Claiming that neither she nor Obama will reach the magic number needed for the party's nomination when the primaries end June 3, Clinton declared, "Our party will have a tough choice to make."

Clinton's determination has come at a high cost. Her campaign debt has grown to more than $20 million, and the Los Angeles Times estimated in today's editions that the Clinton campaign is now more than $30 million.

In primaries past, the candidates worked to rack up states, hoping to see a check mark beside their name, or a distinct shade of blue in each state on a U.S. map that indicated which of them had received the most votes. But the game has changed.

Clinton and Obama fought for every one of the 103 pledged delegates up for grabs Tuesday, 51 in Kentucky and 52 in Oregon, hoping to use each of those delegates to build a case for his or her being the nominee.

"Tonight, we've achieved an important victory. It is not just Kentucky bluegrass that is music to my ears. It is the sound of your overwhelming vote of confidence even in the face of some pretty tough odds," Clinton told her Kentucky supporters.

Obama spoke to supporters in Iowa, the state where his primary campaign begun and where symbolically, it seemed, he was kicking off his national campaign.

"Fifteen months ago, in the depths of winter, it was in this great state where we took the first steps of an unlikely journey to change America," he told a crowd in Des Moines. "The skeptics predicted we wouldn't get very far. The cynics dismissed us as a lot of hype and a little too much hope.
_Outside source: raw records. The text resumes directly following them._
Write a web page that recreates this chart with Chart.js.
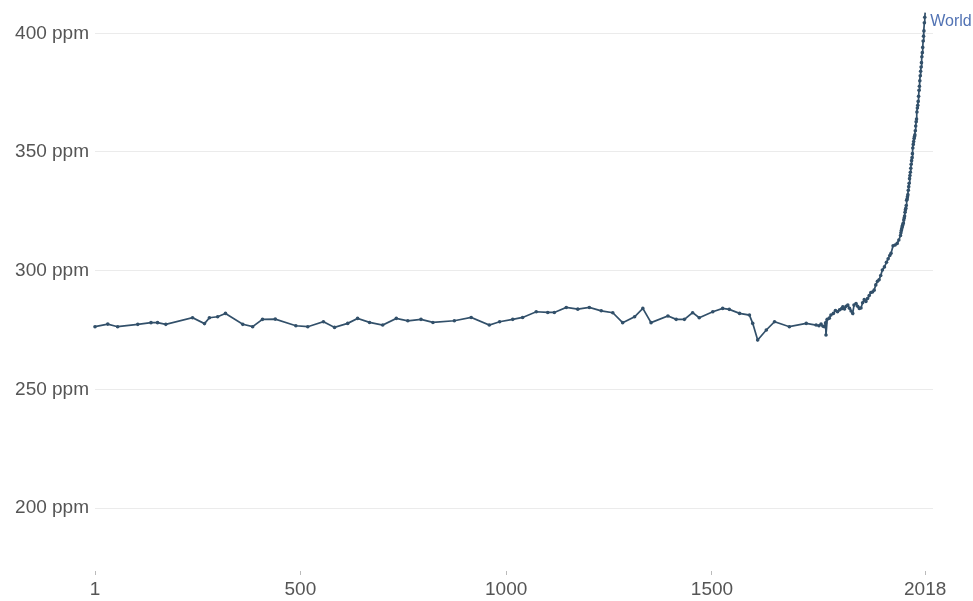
<!DOCTYPE html>
<html>
<head>
<meta charset="utf-8">
<script src="https://cdn.jsdelivr.net/npm/chart.js@4/dist/chart.umd.min.js"></script>
<style>
  html, body { margin: 0; padding: 0; background: #fff; }
  #wrap { width: 973px; height: 601px; position: relative; }
</style>
</head>
<body>
<div id="wrap"><canvas id="c" width="973" height="601"></canvas></div>
<script>
const seriesName = "World";
const years = [
  1, 32, 56, 105, 137, 153, 173, 238, 267, 279, 299, 318, 360, 384, 408, 439, 489, 518, 556, 583,
  615, 639, 668, 700, 733, 761, 793, 822, 874, 915, 959, 984, 1016, 1040, 1073, 1101, 1117, 1146, 1174,
  1202, 1231, 1259, 1283, 1312, 1332, 1352, 1393, 1413, 1433, 1453, 1469, 1502, 1526, 1542, 1567, 1591,
  1599, 1611, 1632, 1652, 1688, 1729, 1753, 1760, 1765, 1770, 1773, 1776, 1777, 1780, 1785, 1789,
  1795, 1800, 1805, 1810, 1815, 1818, 1822, 1826, 1830, 1834, 1838, 1842, 1845, 1850, 1854, 1858,
  1862, 1866, 1870, 1874, 1878, 1882, 1886, 1890, 1894, 1898, 1902, 1906, 1910, 1914, 1919, 1924,
  1928, 1932, 1935, 1940, 1945, 1950, 1954, 1958,
  1959, 1960, 1961, 1962, 1963, 1964, 1965, 1966, 1967, 1968, 1969, 1970, 1971, 1972, 1973, 1974,
  1975, 1976, 1977, 1978, 1979, 1980, 1981, 1982, 1983, 1984, 1985, 1986, 1987, 1988, 1989, 1990,
  1991, 1992, 1993, 1994, 1995, 1996, 1997, 1998, 1999, 2000, 2001, 2002, 2003, 2004, 2005, 2006,
  2007, 2008, 2009, 2010, 2011, 2012, 2013, 2014, 2015, 2016, 2017, 2018
];
const co2 = [
  276.4, 277.5, 276.4, 277.4, 278.1, 278.1, 277.4, 280.2, 277.7, 280.2, 280.6, 282.0, 277.4, 276.4, 279.5, 279.6, 276.8, 276.4, 278.5, 276.1,
  277.8, 279.9, 278.2, 277.1, 279.9, 278.9, 279.5, 278.2, 278.9, 280.3, 277.1, 278.5, 279.5, 280.3, 282.7, 282.4, 282.4, 284.5, 283.8,
  284.5, 283.1, 282.3, 278.1, 280.6, 284.1, 278.1, 280.9, 279.5, 279.5, 282.3, 280.2, 282.7, 284.1, 283.7, 282.0, 281.3,
  277.8, 270.8, 275.0, 278.5, 276.4, 277.8, 277.1, 276.8, 277.5, 276.6, 276.4, 278.0, 272.9, 279.5, 280.0, 281.3,
  282.0, 283.2, 282.7, 283.5, 284.0, 284.8, 283.9, 285.0, 285.5, 284.2, 283.0, 282.0, 285.5, 286.2, 285.0, 284.1,
  284.3, 286.5, 287.8, 287.0, 288.3, 289.5, 290.8, 291.0, 291.8, 294.0, 295.5, 296.2, 298.0, 300.3, 301.6, 303.5,
  305.0, 306.4, 307.3, 310.5, 310.8, 311.5, 312.9, 314.8,
  315.98, 316.91, 317.64, 318.45, 318.99, 319.62, 320.04, 321.37, 322.18, 323.05, 324.62, 325.68, 326.32, 327.46, 329.68, 330.19,
  331.13, 332.03, 333.84, 335.41, 336.84, 338.76, 340.12, 341.48, 343.15, 344.85, 346.35, 347.61, 349.31, 351.69, 353.20, 354.45,
  355.70, 356.54, 357.21, 358.96, 360.97, 362.74, 363.88, 366.84, 368.54, 369.71, 371.32, 373.45, 375.98, 377.70, 379.98, 382.09,
  384.02, 385.83, 387.64, 390.10, 391.85, 394.06, 396.74, 398.81, 401.01, 404.41, 406.76, 408.72
];
const xTicks = [1, 500, 1000, 1500, 2018];
const yTicks = [200, 250, 300, 350, 400];

const FONT = "'Liberation Sans', Arial, Helvetica, sans-serif";
const lineColor = "#32506a";

const endLabel = {
  id: 'endLabel',
  afterDatasetsDraw(chart) {
    const meta = chart.getDatasetMeta(0);
    const pt = meta.data[meta.data.length - 1];
    const ctx = chart.ctx;
    ctx.save();
    ctx.font = "16px " + FONT;
    ctx.fillStyle = "#5273b4";
    ctx.textAlign = "left";
    ctx.textBaseline = "middle";
    ctx.fillText(seriesName, pt.x + 5, pt.y + 9);
    ctx.restore();
  }
};

new Chart(document.getElementById('c'), {
  type: 'line',
  data: {
    datasets: [{
      label: seriesName,
      data: years.map((y, i) => ({ x: y, y: co2[i] })),
      borderColor: lineColor,
      backgroundColor: lineColor,
      borderWidth: 1.7,
      pointRadius: 1.8,
      pointBorderWidth: 0,
      pointBackgroundColor: lineColor,
      tension: 0,
      fill: false,
      clip: false
    }]
  },
  options: {
    responsive: false,
    animation: false,
    layout: { padding: { top: 0, right: 40, left: 0, bottom: 0 } },
    plugins: { legend: { display: false }, tooltip: { enabled: false } },
    scales: {
      x: {
        type: 'linear',
        min: 1,
        max: 2037,
        afterBuildTicks(scale) { scale.ticks = xTicks.map(v => ({ value: v })); },
        afterFit(scale) { scale.height = 33.6; },
        border: { display: false },
        grid: {
          drawOnChartArea: false,
          drawTicks: true,
          tickLength: 8,
          color: '#bbbbbb',
          tickBorderDash: [0, 4, 4, 40]
        },
        ticks: {
          autoSkip: false,
          maxRotation: 0,
          padding: 3,
          color: '#555555',
          font: { family: FONT, size: 19 },
          callback: (v) => String(v)
        }
      },
      y: {
        min: 175,
        max: 406.7,
        afterBuildTicks(scale) { scale.ticks = yTicks.map(v => ({ value: v })); },
        afterFit(scale) { scale.width = 95; },
        border: { display: false },
        grid: {
          drawTicks: false,
          color: '#ebebeb',
          lineWidth: 1
        },
        ticks: {
          padding: 6,
          color: '#555555',
          font: { family: FONT, size: 19 },
          callback: (v) => v + ' ppm'
        }
      }
    }
  },
  plugins: [endLabel]
});
</script>
</body>
</html>
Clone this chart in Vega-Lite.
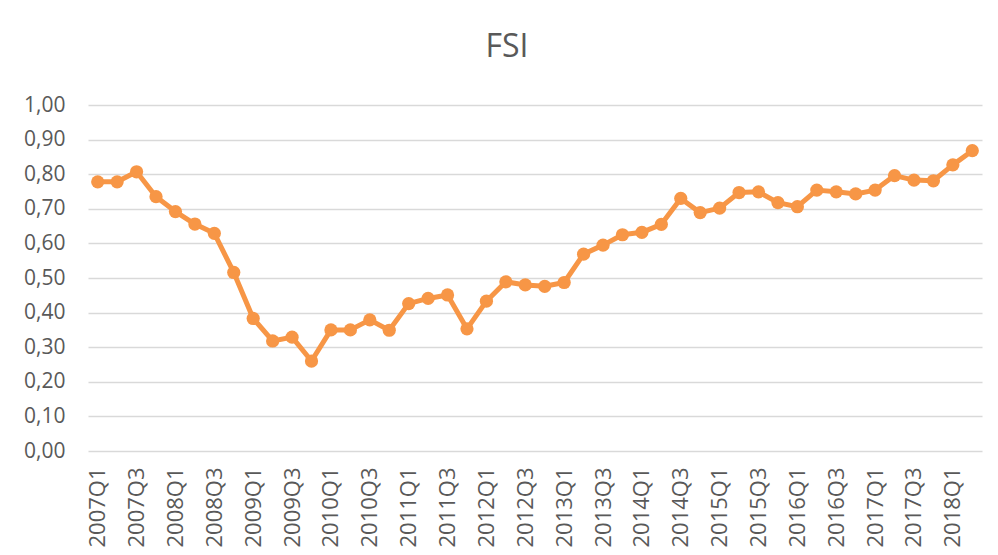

And by the fall, the pundits in Washington had all but counted us out."

"But the people of Iowa," he said, "had a different idea."

Clinton Picks Up Win in Late Battle, Delegate War Near Over

Clinton told supporters that it was not pledged delegates, but the popular vote that would sway the votes of the superdelegates needed by both candidates to sew up the nomination.

"Some have said your votes didn't matter, that this campaign was over, that allowing everyone to vote and every vote to count would somehow be a mistake. But that didn't stop you. You've never given up on me because you know I'll never give up on you."